Thanks, using the full DN instead of just the CN in “nodes_dn” fixed it.

I’m curious why we had to specify this option. According to the documentation this is optional, since the output from sgtlsdiag displays the SAN attribute.

#5

Just a guess, but maybe you confuse the DN (“Distinguished Name”) of the certificate with the dNSName (“Domain Name Service”) in the SAN section?

A TLS certificate is identified by its Distinguished Name (which can be found in the Subject DN section of the tlsdiag outpout) and can have multiple different SAN entries.

Do you have any input on how to make that more clear in the docs or our tools, so other users don’t run into this problem as well? Thx for any suggestions!

#6

That sounds right. Current docs say:

If your node certificates have an OID identifier in the SAN section, you can omit this configuration completely. See TLS for production environments for more details regarding this option.

And the TLS for production environments docs say:

The OID is defined in the Subject Alternative Name (SAN) section of the certificate, and must have the default value 1.2.3.4.5.5 for node certificates. If this value is found, the certificate is considered to be a valid node certificate.

And I thought the fact that the certificate contains the SAN attribute (although not displaying the DN, but dNSName values) matches the requirements to avoid this config.
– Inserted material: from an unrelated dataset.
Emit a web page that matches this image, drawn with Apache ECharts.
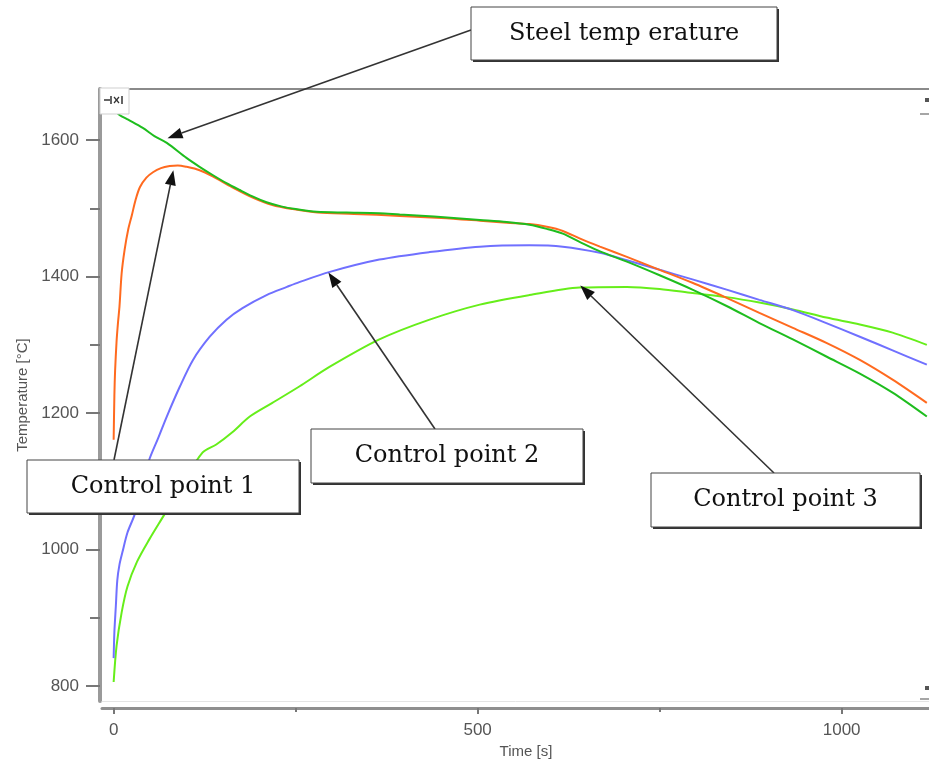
<!DOCTYPE html>
<html>
<head>
<meta charset="utf-8">
<script src="https://cdn.jsdelivr.net/npm/echarts@6/dist/echarts.min.js"></script>
<style>
  html, body { margin: 0; padding: 0; background: #ffffff; }
  #chart { width: 929px; height: 764px; }
</style>
</head>
<body>
<div id="chart"></div>
<script>
// Time in seconds, temperature in °C
const steelTime = [0, 8, 20, 40, 56, 73, 100, 118, 136, 155, 173, 190, 210, 230, 250, 279, 320, 365, 393, 440, 503, 540, 571, 595, 617, 640, 668, 705, 750, 795, 842, 887, 933, 979, 1025, 1070, 1117];
const steelTemp = [1646, 1637, 1630, 1618, 1606, 1596, 1574, 1561, 1549, 1537, 1527, 1518, 1509, 1503, 1499, 1495, 1494, 1493, 1491, 1488, 1483, 1480, 1476, 1470, 1463, 1451, 1437, 1422, 1402, 1381, 1357, 1332, 1308, 1283, 1258, 1230, 1195];

const cp1Time = [0, 1, 2, 4, 6, 8, 11, 15, 20, 25, 30, 36, 45, 54, 65, 77, 88, 100, 118, 136, 163, 191, 218, 246, 280, 330, 393, 450, 503, 540, 571, 595, 617, 640, 668, 705, 750, 795, 842, 887, 933, 979, 1025, 1070, 1117];
const cp1Temp = [1161, 1225, 1262, 1305, 1333, 1356, 1405, 1439, 1469, 1490, 1512, 1531, 1545, 1553, 1559, 1562, 1563, 1561, 1556, 1547, 1531, 1516, 1505, 1499, 1494, 1492, 1489, 1486, 1482, 1479, 1477, 1473, 1467, 1456, 1444, 1429, 1410, 1391, 1369, 1347, 1325, 1303, 1278, 1249, 1215];

const cp2Time = [0, 1, 3, 5, 8, 12, 19, 29, 39, 49, 61, 73, 91, 109, 132, 155, 177, 210, 238, 255, 297, 365, 434, 503, 571, 617, 668, 705, 750, 795, 842, 887, 933, 979, 1025, 1070, 1117];
const cp2Temp = [841, 879, 917, 955, 978, 996, 1025, 1052, 1095, 1132, 1163, 1195, 1239, 1278, 1312, 1337, 1354, 1373, 1385, 1392, 1407, 1425, 1436, 1444, 1446, 1444, 1435, 1424, 1410, 1396, 1381, 1366, 1351, 1332, 1312, 1292, 1271];

const cp3Time = [0, 4, 11, 19, 32, 49, 70, 95, 122, 141, 163, 187, 218, 255, 297, 365, 434, 503, 571, 640, 705, 750, 795, 842, 887, 933, 979, 1025, 1070, 1117];
const cp3Temp = [806, 859, 908, 946, 982, 1015, 1052, 1097, 1142, 1154, 1172, 1195, 1215, 1239, 1268, 1308, 1337, 1359, 1373, 1384, 1385, 1382, 1376, 1370, 1362, 1352, 1340, 1330, 1318, 1300];

// Axis ticks and labels
const yLabelValues = [800, 1000, 1200, 1400, 1600];
const yMinorValues = [900, 1100, 1300, 1500];
const xLabelValues = [0, 500, 1000];
const xMinorValues = [250, 750];

// Callout boxes: box = [x, y, w, h] in px, tail = px point on the box, tip = [time, temperature]
const callouts = [
  { text: 'Steel temp erature', box: [471, 7, 306, 53], tail: [471, 30], tip: [74, 1603] },
  { text: 'Control point 1', box: [27, 460, 272, 53], tail: [114, 460], tip: [82, 1556] },
  { text: 'Control point 2', box: [311, 429, 272, 54], tail: [435, 429], tip: [295, 1406] },
  { text: 'Control point 3', box: [651, 473, 269, 54], tail: [774, 473], tip: [641, 1387] }
];

function pairs(ts, vs) { return ts.map((t, i) => [t, vs[i]]); }

function lineSeries(name, ts, vs, color, z) {
  return {
    name: name, type: 'line', data: pairs(ts, vs),
    xAxisIndex: 0, yAxisIndex: 0,
    showSymbol: false, symbol: 'none',
    smooth: 0.3,
    lineStyle: { color: color, width: 2 },
    itemStyle: { color: color },
    z: z
  };
}

const X_MIN = -16, X_MAX = 1120, Y_MIN = 778, Y_MAX = 1675;
const plain = function (v) { return String(v); };
const labelFont = { fontSize: 17, color: '#555', fontFamily: 'Liberation Sans, Arial, sans-serif', formatter: plain };

const chart = echarts.init(document.getElementById('chart'), null, { renderer: 'canvas' });

chart.setOption({
  animation: false,
  backgroundColor: '#ffffff',
  grid: { left: 102, top: 89, right: 0, bottom: 62, show: false },
  xAxis: [
    {
      type: 'value', position: 'bottom', offset: 7, min: X_MIN, max: X_MAX,
      splitLine: { show: false },
      axisLine: { show: true, onZero: false, lineStyle: { color: '#8f8f8f', width: 3 } },
      axisTick: { show: true, customValues: xLabelValues, length: 6, lineStyle: { color: '#777', width: 2 } },
      axisLabel: Object.assign({ customValues: xLabelValues, margin: 14 }, labelFont),
      name: 'Time [s]', nameLocation: 'middle', nameGap: 35,
      nameTextStyle: { fontSize: 15, color: '#555', fontFamily: 'Liberation Sans, Arial, sans-serif', padding: [0, 0, 0, 21] }
    },
    {
      type: 'value', position: 'bottom', offset: 7, min: X_MIN, max: X_MAX,
      splitLine: { show: false },
      axisLine: { show: false, onZero: false },
      axisTick: { show: true, customValues: xMinorValues, length: 4, lineStyle: { color: '#777', width: 2 } },
      axisLabel: { show: false }
    },
    {
      type: 'value', position: 'top', min: X_MIN, max: X_MAX,
      splitLine: { show: false },
      axisLine: { show: true, onZero: false, lineStyle: { color: '#8a8a8a', width: 2 } },
      axisTick: { show: false },
      axisLabel: { show: false }
    },
    {
      type: 'value', position: 'bottom', offset: 0, min: X_MIN, max: X_MAX,
      splitLine: { show: false },
      axisLine: { show: true, onZero: false, lineStyle: { color: '#e4e4e4', width: 1 } },
      axisTick: { show: false },
      axisLabel: { show: false }
    }
  ],
  yAxis: [
    {
      type: 'value', position: 'left', offset: 2, min: Y_MIN, max: Y_MAX,
      splitLine: { show: false },
      axisLine: { show: true, onZero: false, lineStyle: { color: '#9a9a9a', width: 4 } },
      axisTick: { show: true, customValues: yLabelValues, length: 14, lineStyle: { color: '#777', width: 2 } },
      axisLabel: Object.assign({ customValues: yLabelValues, margin: 21 }, labelFont),
      name: 'Temperature [°C]', nameLocation: 'middle', nameGap: 70,
      nameTextStyle: { fontSize: 15, color: '#555', fontFamily: 'Liberation Sans, Arial, sans-serif' }
    },
    {
      type: 'value', position: 'left', offset: 2, min: Y_MIN, max: Y_MAX,
      splitLine: { show: false },
      axisLine: { show: false, onZero: false },
      axisTick: { show: true, customValues: yMinorValues, length: 10, lineStyle: { color: '#777', width: 2 } },
      axisLabel: { show: false }
    }
  ],
  series: [
    lineSeries('Control point 3', cp3Time, cp3Temp, '#66ee1a', 2),
    lineSeries('Control point 2', cp2Time, cp2Temp, '#7070ff', 3),
    lineSeries('Control point 1', cp1Time, cp1Temp, '#ff6a1f', 4),
    lineSeries('Steel temperature', steelTime, steelTemp, '#1ebd1e', 5)
  ]
});

// Callouts with arrows pointing at the curves
const elements = [];
callouts.forEach(function (c) {
  const tip = chart.convertToPixel({ xAxisIndex: 0, yAxisIndex: 0 }, c.tip);
  const dx = tip[0] - c.tail[0], dy = tip[1] - c.tail[1];
  const len = Math.sqrt(dx * dx + dy * dy);
  const ux = dx / len, uy = dy / len;
  const headLen = 15, headHalf = 5.5;
  const bx = tip[0] - ux * headLen, by = tip[1] - uy * headLen;
  elements.push({
    type: 'line', z: 100,
    shape: { x1: c.tail[0], y1: c.tail[1], x2: bx, y2: by },
    style: { stroke: '#333', lineWidth: 1.6 }
  });
  elements.push({
    type: 'polygon', z: 101,
    shape: { points: [[tip[0], tip[1]], [bx - uy * headHalf, by + ux * headHalf], [bx + uy * headHalf, by - ux * headHalf]] },
    style: { fill: '#111' }
  });
  const b = c.box;
  elements.push({
    type: 'rect', z: 102,
    shape: { x: b[0] + 2, y: b[1] + 2, width: b[2], height: b[3] },
    style: { fill: '#333' }
  });
  elements.push({
    type: 'rect', z: 103,
    shape: { x: b[0], y: b[1], width: b[2], height: b[3] },
    style: { fill: '#ffffff', stroke: '#444', lineWidth: 1 }
  });
  elements.push({
    type: 'text', z: 104,
    x: b[0] + b[2] / 2, y: b[1] + b[3] / 2,
    style: {
      text: c.text, fill: '#111', fontSize: 24, fontFamily: 'DejaVu Serif',
      align: 'center', verticalAlign: 'middle'
    }
  });
});

// Plot window controls in the corners
elements.push({ type: 'rect', z: 100, shape: { x: 100, y: 88, width: 29, height: 26 }, style: { fill: '#fff', stroke: '#cfcfcf', lineWidth: 1 } });
elements.push({ type: 'line', z: 101, shape: { x1: 104, y1: 100, x2: 110, y2: 100 }, style: { stroke: '#333', lineWidth: 1.5 } });
elements.push({ type: 'line', z: 101, shape: { x1: 111, y1: 96, x2: 111, y2: 104 }, style: { stroke: '#333', lineWidth: 1.5 } });
elements.push({ type: 'line', z: 101, shape: { x1: 114, y1: 97, x2: 119, y2: 103 }, style: { stroke: '#333', lineWidth: 1.2 } });
elements.push({ type: 'line', z: 101, shape: { x1: 119, y1: 97, x2: 114, y2: 103 }, style: { stroke: '#333', lineWidth: 1.2 } });
elements.push({ type: 'line', z: 101, shape: { x1: 122, y1: 96, x2: 122, y2: 104 }, style: { stroke: '#333', lineWidth: 1.5 } });
elements.push({ type: 'rect', z: 100, shape: { x: 921, y: 90, width: 8, height: 24 }, style: { fill: '#fff' } });
elements.push({ type: 'rect', z: 101, shape: { x: 925, y: 98, width: 4, height: 4 }, style: { fill: '#555' } });
elements.push({ type: 'line', z: 101, shape: { x1: 920, y1: 114, x2: 929, y2: 114 }, style: { stroke: '#888', lineWidth: 1.5 } });
elements.push({ type: 'rect', z: 101, shape: { x: 925, y: 686, width: 4, height: 4 }, style: { fill: '#555' } });
elements.push({ type: 'line', z: 101, shape: { x1: 920, y1: 699, x2: 929, y2: 699 }, style: { stroke: '#888', lineWidth: 1.5 } });

chart.setOption({ graphic: { elements: elements } });
</script>
</body>
</html>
To improve the documentation, maybe it could be helpful to include an example of a SAN attribute that contains enough information to render this config optional. If this was there, I would have noticed the difference.

#7

Perfect, thanks for the hint. When working with this stuff everyday it’s easy to overlook ambiguities like this one, so we’re always thankful if someone points them out!